The Attack on Substack

Simplicius, the great chronicler of the NATO-Russian war in Ukraine, comments on the attempts to police and deplatform Substack contributors:

As of several weeks back, Substack has been under a massive seemingly coordinated attack from subversive forces seeking to create a viral exodus from the site by reputationally damaging it. Unfortunately, it seems the program is of such wide scope as to even target individual high volume accounts, of which I appear to be one—as I too have now come under the hatchetmen’s blade of deplatformization…

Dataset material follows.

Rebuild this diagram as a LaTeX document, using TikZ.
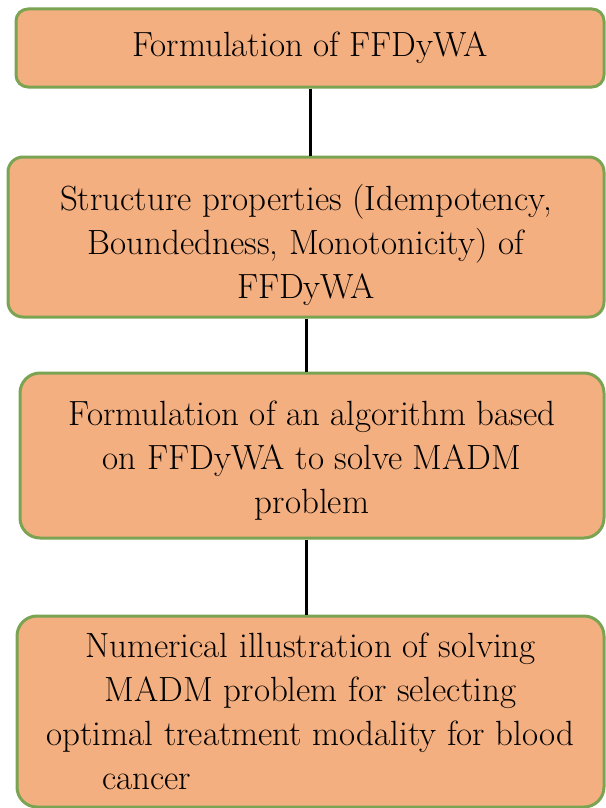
\documentclass[tikz,border=0pt]{standalone}
\usepackage{fontspec}
\definecolor{boxfill}{RGB}{244,175,128}
\definecolor{boxline}{RGB}{122,163,82}
\begin{document}
\begin{tikzpicture}[x=1pt,y=1pt,
        stage/.style={draw=boxline,line width=3pt,fill=boxfill,rectangle,inner sep=0pt,align=center,font=\fontsize{35}{44}\selectfont\addfontfeatures{FakeBold=0.6}},
        link/.style={line width=3pt,black}]
            \useasboundingbox (0,0) rectangle (605,-808);
            \node[stage,rounded corners=12pt,minimum width=588pt,minimum height=78pt] (box1) at (310,-48) {Formulation of FFDyWA};
            \node[stage,rounded corners=15pt,minimum width=596pt,minimum height=160pt] (box2) at (306,-237) {\rule{0pt}{42pt}Structure properties (Idempotency,\\ Boundedness, Monotonicity) of\\ FFDyWA};
            \node[stage,rounded corners=20pt,minimum width=584pt,minimum height=165pt] (box3) at (312,-455.5) {\rule{0pt}{35pt}Formulation of an algorithm based\\ on FFDyWA to solve MADM\\ problem};
            \node[stage,rounded corners=20pt,minimum width=587pt,minimum height=191pt] (box4) at (310.5,-711.5) {Numerical illustration of solving\\ MADM problem for selecting\\ optimal treatment modality for blood\\ \makebox[527pt][l]{\hspace{55pt}cancer}};
            \draw[link] (box1.south) -- (box1.south |- box2.north);
            \draw[link] (box2.south) -- (box2.south |- box3.north);
            \draw[link] ([xshift=-4pt]box4.north) -- ([xshift=-4pt]box4.north |- box3.south);
        \end{tikzpicture}
\end{document}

It’s very clear to see why this is happening now, of all times. Just as Substack may have owed its initial popularity to the trench-war surrounding the 2020 election, J6, and Covid, Substack likewise stands to be at the center of what is certainly going to be an unprecedented, controversial, and dangerous historical firestorm later this year, and early next.

Think that’s silly? A middling platform by the standards of market capitalization and total users can’t possibly be such a ‘dangerous’ bugbear to the elites, can it? Yet those who’ve been following will know that some of the empire’s most dangerous dissident voices reside exclusively on Substack. Does Matt Taibbi, Alex Berenson, Seymour Hersh, and many others ring a bell? Some of these Substack writers have been central to the most momentous political scandals and revelatory bombshells of recent times. Hell, Taibbi even paid for it with a retaliatory federal case against him.

That’s right: Substack gives succor to dissidents viewed as grave dangers to the establishment, and they cannot allow Substack to remain unfettered going into the critical end of 2024 cycle.

That is why the attack had to come now, to begin seeding the groundwork to try and discredit and eventually dismantle one of the last remaining free speech bastions on the internet. And they’re doing that with the same ol’ tired shtick, claiming some tiny obscure holdout of “Nazis” is not only denning on the site, but are forcing their way into people’s recommends.

This quite obviously stinks of the same type of contortion Media Matters was accused of just last month, wherein they were said to game the system by refreshing ads hundreds of times until landing on the chance ‘desired result’, which then served as smear-piece fodder about ‘dangerously’ unwanted ads appearing unbidden next to their content.

The largest of the self-exiled, Casey Newton, wrote up what sounds like a semi-reasonable explanation, though he admits the Atlantic hitpiece was the initial spur which led to his re-evaluation of Substack. He further admits it only really revolved around six main offending newsletters, though “[his] analysis” found “dozens” more—which advocated the ghastly and unbearable “replacement theory”:

Really? The replacement theory Biden himself admitted on video to not only being true, but a “good thing”, is akin to “hate speech”? This is the “Nazi stuff” we’re talking about here?

Most troublingly, the rat openly admitted to going straight to Stripe itself to squeal on Substack—what appears an obvious attempt to get Substack shut down at the merchant bank level.

Year of Troubles: The Hatches Come Out, SIMPLICIUS, 19 January 2024

It’s always the same game, the same motivations, and the same tactics. It will be interesting to see if Substack resists the pressure and remains viable, or if it submits to it and begins the same inevitable decline toward irrelevance that we’ve already seen from dying platforms like Blogger, Buzzfeed, Vice, YouTube, Patreon, Indiegogo, and other organizations that were either allied, or submissive, to Clown World’s SJW thought police.

This is one reason why my new Sigma Game substack, which I created to provide a central location for the forthcoming SSH book, presently has no paid subscriptions despite the generous pledges that have been made; there is no point in either permitting even the slightest amount of dependence upon it or allowing it to be utilized against Substack until the company decides whether it will submit to the thought police or stand against them.

UATV will eventually offer a written aspect that will fulfill a similar function, but one that will, as SocialGalactic is to Gab, be a community-focused platform rather than one that is intended for a broad public audience like Substack. Since the subscriptions are free, I’d recommend sending a strong message to Substack by first subscribing to Sigma Game, and then to the stacks that are recommended there, including Simplicius.

In any event, this is absolutely nothing new. Whatever happens, we resist and we persist.